Lo sport rappresenta da sempre una parte integrante delle attività sociali ed un essenziale elemento di aggregazione sociale.
Le grandi folle, riunite in occasione di manifestazioni sportive o di qualsiasi altro tipo, sono spinte e controllate da meccanismi inconsci ed è per questo che possono passare con incredibile rapidità attraverso stati d’animo diversissimi e profondamente contrastanti.
Questo fenomeno risulta essere strettamente legato al “tifo” e cioè a quell' attaccamento per un atleta o una squadra che spinge un individuo a parteggiare per essa e a sostenerlo/a nelle competizioni condividendone gioie, stati d’animo e sentimenti.
Nel tifo, la squadra (o il giocatore) oggetto di tifo diviene un rappresentante dell’Io del tifoso, al quale è permesso, in questo modo, di vivere per delega emozioni che non potrebbe mai vivere altrimenti.
Il tifoso, quindi, attua una totale identificazione con la sua squadra, tanto che la vittoria e la sconfitta vengono sentite come proprie, pur se in questa identificazione lo spettatore non contribuisce in alcun modo all'accaduto.
L’atleta che trionfa, che aggredisce o che si sacrifica, manifesta così le esigenze stesse del tifoso che vorrebbe trionfare, aggredire e sacrificarsi.
Ciò permette quindi, a chi per qualsiasi ragione non sia in grado di praticare attivamente agonismo, tanto la liberazione di cariche aggressive quanto una propria valorizzazione o svalorizzazione attraverso l’altro.
D'altra parte la parola tifo dal punto di vista etimologico, deriva dal termine greco typhos che ha il significato di febbre. Le manifestazioni che possono esplodere sul piano comportamentale possono infatti essere paragonate ad una vera e propria “febbre emozionale”; questo indica che un tifoso in determinate situazioni può essere inibito nelle proprie capacità intellettive e venire meno alle proprie difese individuali, proprio come accade alle difese immunitarie di chi è influenzato.
La definizione stessa del dizionario italiano presenta il tifoso come un malato di tifo, ed il tifo come fanatismo sportivo che si esplica nell'esaltare e spalleggiare con passione (Zingarelli).

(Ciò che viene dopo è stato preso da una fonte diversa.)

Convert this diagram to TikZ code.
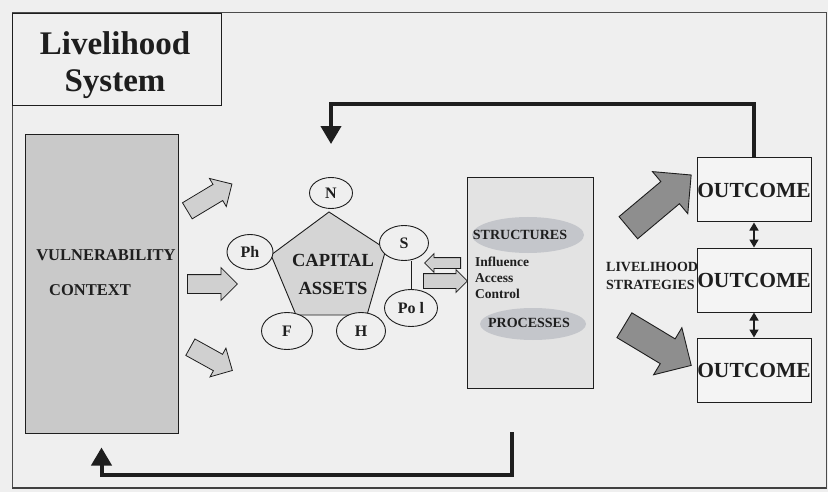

Si tratta quindi nell'ambito sportivo di una forma di ammirazione, che se non controllata, potrebbe essere portata all’esasperazione.
Basando tutto su componenti passionali, potrebbe infatti portare il tifoso ad incontrollate estremizzazioni, capaci di sfociare anche in reazioni violente.
L’avvenimento sportivo facilita infatti, la comparsa di particolari stati d’animo, per cui gli individui che si recano ad assistere ad una manifestazione di un qualsiasi genere di sport sono coinvolti in una situazione di intensa emotività che può alterarne le normali capacità di controllo portandoli facilmente a situazioni degeneranti.
Tuttavia lo sport non sarebbe più lo stesso senza il pubblico, senza l'incoraggiamento del tifoso che desidera sentirsi parte attiva di qualcosa che ama.
L'atleta stesso verrebbe privato di un elemento importante, quale è il conforto del tifoso, mentre incoraggia la squadra a reagire e a vincere anche nel mezzo della difficoltà.
Dio stesso, nella sua immensa sapienza, nutre una speciale passione di amore, che lo spinge ad incoraggiare ognuno di noi.
Le parole di Enric Liddell, il giovane pastore protestante protagonista del film “Momenti di Gloria” rappresentano bene quella che dovrebbe essere l'attitudine del credente: egli corre perchè “E' Dio che mi ha fatto veloce e il miglior modo per onorarLo è quello di correre: sento che quando corro Lui è contento di me”.
Allo stesso modo anche noi oggi, possiamo rendere felice il nostro Dio utilizzando ciò che Lui ha già provveduto per noi, perchè in Lui siamo stati resi veloci, capaci di correre, lottare e vincere ogni nostra battaglia.